--- REQUIREMENT ---
Make an exact copy of the data below, leaving out every picture.

--- MATERIAL FOR THIS EXERCISE ---
────────────────────────────────────────
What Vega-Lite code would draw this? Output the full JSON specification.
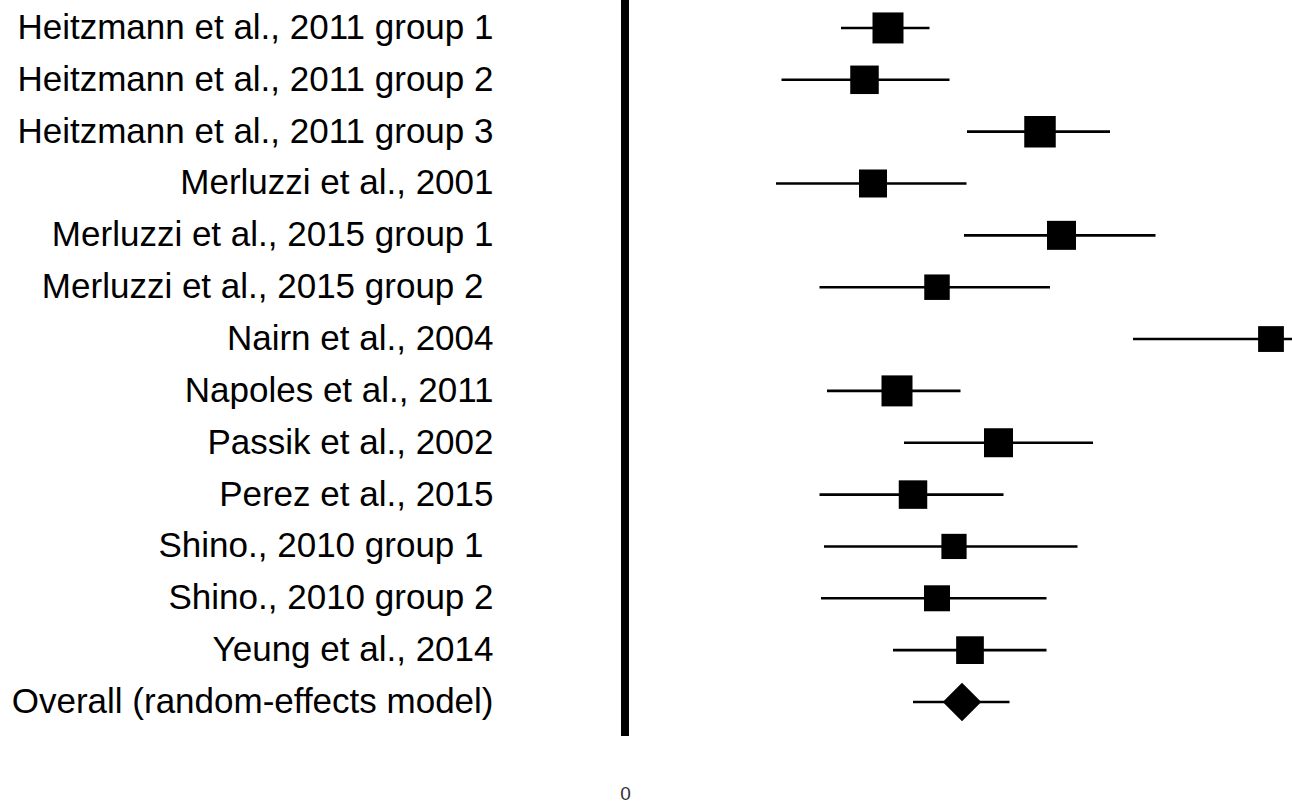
{
  "$schema": "https://vega.github.io/schema/vega-lite/v6.json",
  "autosize": {"type": "none"},
  "padding": {"left": 500, "top": 0, "right": 0, "bottom": 69},
  "width": 792,
  "height": 736,
  "background": "white",
  "config": {"view": {"stroke": null}, "font": "Liberation Sans"},
  "data": {
    "values": [
      {"study": "Heitzmann et al., 2011 group 1", "kind": "study", "estimate": 0.526, "lower": 0.432, "upper": 0.609, "weight": 9.24},
      {"study": "Heitzmann et al., 2011 group 2", "kind": "study", "estimate": 0.479, "lower": 0.313, "upper": 0.649, "weight": 7.81},
      {"study": "Heitzmann et al., 2011 group 3", "kind": "study", "estimate": 0.830, "lower": 0.684, "upper": 0.970, "weight": 9.54},
      {"study": "Merluzzi et al., 2001", "kind": "study", "estimate": 0.496, "lower": 0.302, "upper": 0.683, "weight": 7.54},
      {"study": "Merluzzi et al., 2015 group 1", "kind": "study", "estimate": 0.873, "lower": 0.678, "upper": 1.061, "weight": 8.09},
      {"study": "Merluzzi et al., 2015 group 2", "kind": "study", "estimate": 0.624, "lower": 0.389, "upper": 0.850, "weight": 6.25},
      {"study": "Nairn et al., 2004", "kind": "study", "estimate": 1.292, "lower": 1.016, "upper": 1.568, "weight": 6.40},
      {"study": "Napoles et al., 2011", "kind": "study", "estimate": 0.544, "lower": 0.404, "upper": 0.671, "weight": 9.24},
      {"study": "Passik et al., 2002", "kind": "study", "estimate": 0.747, "lower": 0.558, "upper": 0.936, "weight": 8.09},
      {"study": "Perez et al., 2015", "kind": "study", "estimate": 0.576, "lower": 0.389, "upper": 0.757, "weight": 7.81},
      {"study": "Shino., 2010 group 1", "kind": "study", "estimate": 0.658, "lower": 0.398, "upper": 0.905, "weight": 6.11},
      {"study": "Shino., 2010 group 2", "kind": "study", "estimate": 0.624, "lower": 0.392, "upper": 0.843, "weight": 6.50},
      {"study": "Yeung et al., 2014", "kind": "study", "estimate": 0.690, "lower": 0.536, "upper": 0.843, "weight": 7.38},
      {"study": "Overall (random-effects model)", "kind": "overall", "estimate": 0.674, "lower": 0.576, "upper": 0.769}
    ]
  },
  "layer": [
    {
      "mark": {"type": "rule", "strokeWidth": 2.6, "color": "black", "clip": true},
      "encoding": {
        "y": {
          "field": "study", "type": "nominal", "sort": null,
          "scale": {"paddingInner": 0, "paddingOuter": 0.0975, "align": 0.2},
          "axis": {
            "title": null, "domain": false, "ticks": false, "tickSize": 0, "grid": false,
            "labelPadding": {"condition": {"test": "datum.value === 'Merluzzi et al., 2015 group 2' || datum.value === 'Shino., 2010 group 1'", "value": 17}, "value": 7},
            "labelFontSize": 35, "labelColor": "black", "labelLimit": 0, "labelFont": "Liberation Sans"
          }
        },
        "x": {
          "field": "lower", "type": "quantitative",
          "scale": {"domain": [-0.25, 1.334], "nice": false, "zero": false},
          "axis": {"title": null, "values": [0], "format": "d", "domain": false, "ticks": false, "tickSize": 0, "grid": false, "labelFontSize": 19, "labelPadding": 48, "labelColor": "#333333", "labelFont": "Liberation Sans"}
        },
        "x2": {"field": "upper"}
      }
    },
    {
      "transform": [{"filter": "datum.kind === 'study'"}],
      "mark": {"type": "point", "shape": "square", "filled": true, "color": "black", "opacity": 1},
      "encoding": {
        "y": {"field": "study", "type": "nominal", "sort": null},
        "x": {"field": "estimate", "type": "quantitative"},
        "size": {"field": "weight", "type": "quantitative", "scale": {"domain": [0, 10], "range": [0, 1040]}, "legend": null}
      }
    },
    {
      "transform": [{"filter": "datum.kind === 'overall'"}],
      "mark": {"type": "point", "shape": "diamond", "filled": true, "color": "black", "opacity": 1, "size": 1480},
      "encoding": {
        "y": {"field": "study", "type": "nominal", "sort": null},
        "x": {"field": "estimate", "type": "quantitative"}
      }
    },
    {
      "mark": {"type": "rule", "strokeWidth": 7, "color": "black"},
      "encoding": {"x": {"datum": 0}}
    }
  ]
}
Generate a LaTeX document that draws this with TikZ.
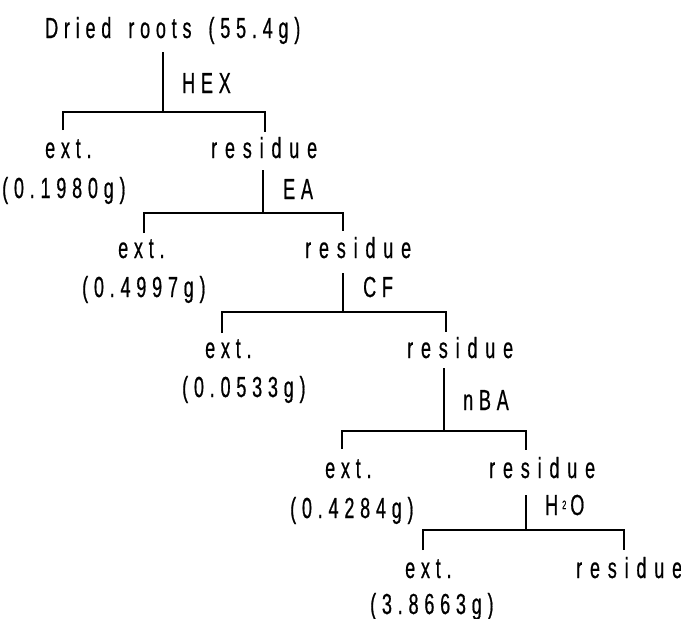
\documentclass[tikz,border=0pt]{standalone}
\usepackage{fontspec}
\setmainfont{Liberation Sans}[FakeStretch=0.62, LetterSpace=20, FakeBold=0.6]
\newcommand{\gap}{\hspace{17pt}}
\begin{document}
\begin{tikzpicture}[x=1pt, y=-1pt,
  lbl/.style={anchor=base west, inner sep=0pt, font=\fontsize{29}{32}\selectfont},
  wide/.style={lbl, font=\fontsize{29}{32}\selectfont\addfontfeatures{LetterSpace=27}},
  tree/.style={line width=1.3pt}]
\useasboundingbox (0,0) rectangle (681,619);

% texts
\node[lbl]  (root) at (45,38)  {Dried\gap roots\gap (55.4g)};
\node[lbl]  (hex)  at (182,93) {HEX};
\node[lbl]  (ext1) at (45,158) {ext.};
\node[lbl]  (val1) at (2,198)  {(0.1980g)};
\node[wide] (res1) at (211,158) {residue};
\node[lbl]  (ea)   at (283,199) {EA};
\node[lbl]  (ext2) at (118,258) {ext.};
\node[lbl]  (val2) at (82,297)  {(0.4997g)};
\node[wide] (res2) at (305,258) {residue};
\node[lbl]  (cf)   at (363,297) {CF};
\node[lbl]  (ext3) at (205,358) {ext.};
\node[lbl]  (val3) at (182,397) {(0.0533g)};
\node[wide] (res3) at (407,358) {residue};
\node[lbl]  (nba)  at (463,410) {nBA};
\node[lbl]  (ext4) at (325,478) {ext.};
\node[lbl]  (val4) at (290,518) {(0.4284g)};
\node[wide] (res4) at (489,478) {residue};
\node[lbl]  (h2o)  at (545,515) {H\hspace{4pt}\raisebox{6pt}{\fontsize{12}{12}\selectfont 2}\hspace{4pt}O};
\node[lbl]  (ext5) at (405,578) {ext.};
\node[lbl]  (val5) at (370,614) {(3.8663g)};
\node[wide] (res5) at (576,578) {residue};

% split points: stem top, junction, left and right drop ends
\coordinate (s0) at (163,52);  \coordinate (j0) at (163,112);
\coordinate (a0) at (63,130);  \coordinate (b0) at (265,132);
\coordinate (s1) at (263,170); \coordinate (j1) at (263,213);
\coordinate (a1) at (144,233); \coordinate (b1) at (343,231);
\coordinate (s2) at (343,273); \coordinate (j2) at (343,312);
\coordinate (a2) at (222,333); \coordinate (b2) at (446,332);
\coordinate (s3) at (444,368); \coordinate (j3) at (444,431);
\coordinate (a3) at (342,449); \coordinate (b3) at (526,450);
\coordinate (s4) at (526,495); \coordinate (j4) at (526,530);
\coordinate (a4) at (423,550); \coordinate (b4) at (624,550);

\foreach \k in {0,...,4}{
  \draw[tree] (s\k) -- (j\k);
  \draw[tree] (a\k) |- (j\k) -| (b\k);
}
\end{tikzpicture}
\end{document}
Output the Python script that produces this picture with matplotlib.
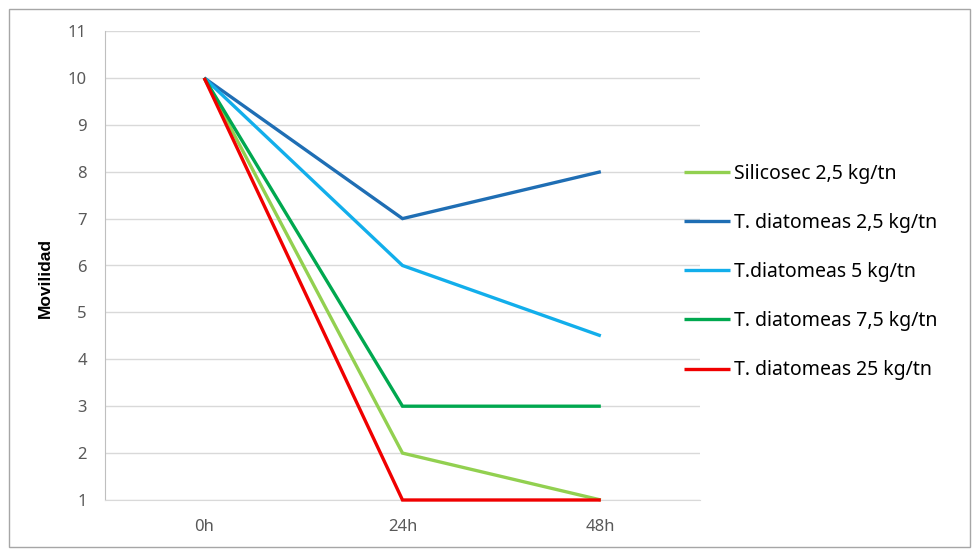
────────────────────────────────────────
--- EXERCISE ANSWER ---
What Vega-Lite code would draw this? Output the full JSON specification.
{
  "$schema": "https://vega.github.io/schema/vega-lite/v6.json",
  "autosize": {"type": "none"},
  "padding": {"left": 500, "top": 0, "right": 0, "bottom": 69},
  "width": 792,
  "height": 736,
  "background": "white",
  "config": {"view": {"stroke": null}, "font": "Liberation Sans"},
  "data": {
    "values": [
      {"study": "Heitzmann et al., 2011 group 1", "kind": "study", "estimate": 0.526, "lower": 0.432, "upper": 0.609, "weight": 9.24},
      {"study": "Heitzmann et al., 2011 group 2", "kind": "study", "estimate": 0.479, "lower": 0.313, "upper": 0.649, "weight": 7.81},
      {"study": "Heitzmann et al., 2011 group 3", "kind": "study", "estimate": 0.830, "lower": 0.684, "upper": 0.970, "weight": 9.54},
      {"study": "Merluzzi et al., 2001", "kind": "study", "estimate": 0.496, "lower": 0.302, "upper": 0.683, "weight": 7.54},
      {"study": "Merluzzi et al., 2015 group 1", "kind": "study", "estimate": 0.873, "lower": 0.678, "upper": 1.061, "weight": 8.09},
      {"study": "Merluzzi et al., 2015 group 2", "kind": "study", "estimate": 0.624, "lower": 0.389, "upper": 0.850, "weight": 6.25},
      {"study": "Nairn et al., 2004", "kind": "study", "estimate": 1.292, "lower": 1.016, "upper": 1.568, "weight": 6.40},
      {"study": "Napoles et al., 2011", "kind": "study", "estimate": 0.544, "lower": 0.404, "upper": 0.671, "weight": 9.24},
      {"study": "Passik et al., 2002", "kind": "study", "estimate": 0.747, "lower": 0.558, "upper": 0.936, "weight": 8.09},
      {"study": "Perez et al., 2015", "kind": "study", "estimate": 0.576, "lower": 0.389, "upper": 0.757, "weight": 7.81},
      {"study": "Shino., 2010 group 1", "kind": "study", "estimate": 0.658, "lower": 0.398, "upper": 0.905, "weight": 6.11},
      {"study": "Shino., 2010 group 2", "kind": "study", "estimate": 0.624, "lower": 0.392, "upper": 0.843, "weight": 6.50},
      {"study": "Yeung et al., 2014", "kind": "study", "estimate": 0.690, "lower": 0.536, "upper": 0.843, "weight": 7.38},
      {"study": "Overall (random-effects model)", "kind": "overall", "estimate": 0.674, "lower": 0.576, "upper": 0.769}
    ]
  },
  "layer": [
    {
      "mark": {"type": "rule", "strokeWidth": 2.6, "color": "black", "clip": true},
      "encoding": {
        "y": {
          "field": "study", "type": "nominal", "sort": null,
          "scale": {"paddingInner": 0, "paddingOuter": 0.0975, "align": 0.2},
          "axis": {
            "title": null, "domain": false, "ticks": false, "tickSize": 0, "grid": false,
            "labelPadding": {"condition": {"test": "datum.value === 'Merluzzi et al., 2015 group 2' || datum.value === 'Shino., 2010 group 1'", "value": 17}, "value": 7},
            "labelFontSize": 35, "labelColor": "black", "labelLimit": 0, "labelFont": "Liberation Sans"
          }
        },
        "x": {
          "field": "lower", "type": "quantitative",
          "scale": {"domain": [-0.25, 1.334], "nice": false, "zero": false},
          "axis": {"title": null, "values": [0], "format": "d", "domain": false, "ticks": false, "tickSize": 0, "grid": false, "labelFontSize": 19, "labelPadding": 48, "labelColor": "#333333", "labelFont": "Liberation Sans"}
        },
        "x2": {"field": "upper"}
      }
    },
    {
      "transform": [{"filter": "datum.kind === 'study'"}],
      "mark": {"type": "point", "shape": "square", "filled": true, "color": "black", "opacity": 1},
      "encoding": {
        "y": {"field": "study", "type": "nominal", "sort": null},
        "x": {"field": "estimate", "type": "quantitative"},
        "size": {"field": "weight", "type": "quantitative", "scale": {"domain": [0, 10], "range": [0, 1040]}, "legend": null}
      }
    },
    {
      "transform": [{"filter": "datum.kind === 'overall'"}],
      "mark": {"type": "point", "shape": "diamond", "filled": true, "color": "black", "opacity": 1, "size": 1480},
      "encoding": {
        "y": {"field": "study", "type": "nominal", "sort": null},
        "x": {"field": "estimate", "type": "quantitative"}
      }
    },
    {
      "mark": {"type": "rule", "strokeWidth": 7, "color": "black"},
      "encoding": {"x": {"datum": 0}}
    }
  ]
}
Generate a LaTeX document that draws this with TikZ.
\documentclass[tikz,border=0pt]{standalone}
\usepackage{fontspec}
\setmainfont{Liberation Sans}[FakeStretch=0.62, LetterSpace=20, FakeBold=0.6]
\newcommand{\gap}{\hspace{17pt}}
\begin{document}
\begin{tikzpicture}[x=1pt, y=-1pt,
  lbl/.style={anchor=base west, inner sep=0pt, font=\fontsize{29}{32}\selectfont},
  wide/.style={lbl, font=\fontsize{29}{32}\selectfont\addfontfeatures{LetterSpace=27}},
  tree/.style={line width=1.3pt}]
\useasboundingbox (0,0) rectangle (681,619);

% texts
\node[lbl]  (root) at (45,38)  {Dried\gap roots\gap (55.4g)};
\node[lbl]  (hex)  at (182,93) {HEX};
\node[lbl]  (ext1) at (45,158) {ext.};
\node[lbl]  (val1) at (2,198)  {(0.1980g)};
\node[wide] (res1) at (211,158) {residue};
\node[lbl]  (ea)   at (283,199) {EA};
\node[lbl]  (ext2) at (118,258) {ext.};
\node[lbl]  (val2) at (82,297)  {(0.4997g)};
\node[wide] (res2) at (305,258) {residue};
\node[lbl]  (cf)   at (363,297) {CF};
\node[lbl]  (ext3) at (205,358) {ext.};
\node[lbl]  (val3) at (182,397) {(0.0533g)};
\node[wide] (res3) at (407,358) {residue};
\node[lbl]  (nba)  at (463,410) {nBA};
\node[lbl]  (ext4) at (325,478) {ext.};
\node[lbl]  (val4) at (290,518) {(0.4284g)};
\node[wide] (res4) at (489,478) {residue};
\node[lbl]  (h2o)  at (545,515) {H\hspace{4pt}\raisebox{6pt}{\fontsize{12}{12}\selectfont 2}\hspace{4pt}O};
\node[lbl]  (ext5) at (405,578) {ext.};
\node[lbl]  (val5) at (370,614) {(3.8663g)};
\node[wide] (res5) at (576,578) {residue};

% split points: stem top, junction, left and right drop ends
\coordinate (s0) at (163,52);  \coordinate (j0) at (163,112);
\coordinate (a0) at (63,130);  \coordinate (b0) at (265,132);
\coordinate (s1) at (263,170); \coordinate (j1) at (263,213);
\coordinate (a1) at (144,233); \coordinate (b1) at (343,231);
\coordinate (s2) at (343,273); \coordinate (j2) at (343,312);
\coordinate (a2) at (222,333); \coordinate (b2) at (446,332);
\coordinate (s3) at (444,368); \coordinate (j3) at (444,431);
\coordinate (a3) at (342,449); \coordinate (b3) at (526,450);
\coordinate (s4) at (526,495); \coordinate (j4) at (526,530);
\coordinate (a4) at (423,550); \coordinate (b4) at (624,550);

\foreach \k in {0,...,4}{
  \draw[tree] (s\k) -- (j\k);
  \draw[tree] (a\k) |- (j\k) -| (b\k);
}
\end{tikzpicture}
\end{document}
Output the Python script that produces this picture with matplotlib.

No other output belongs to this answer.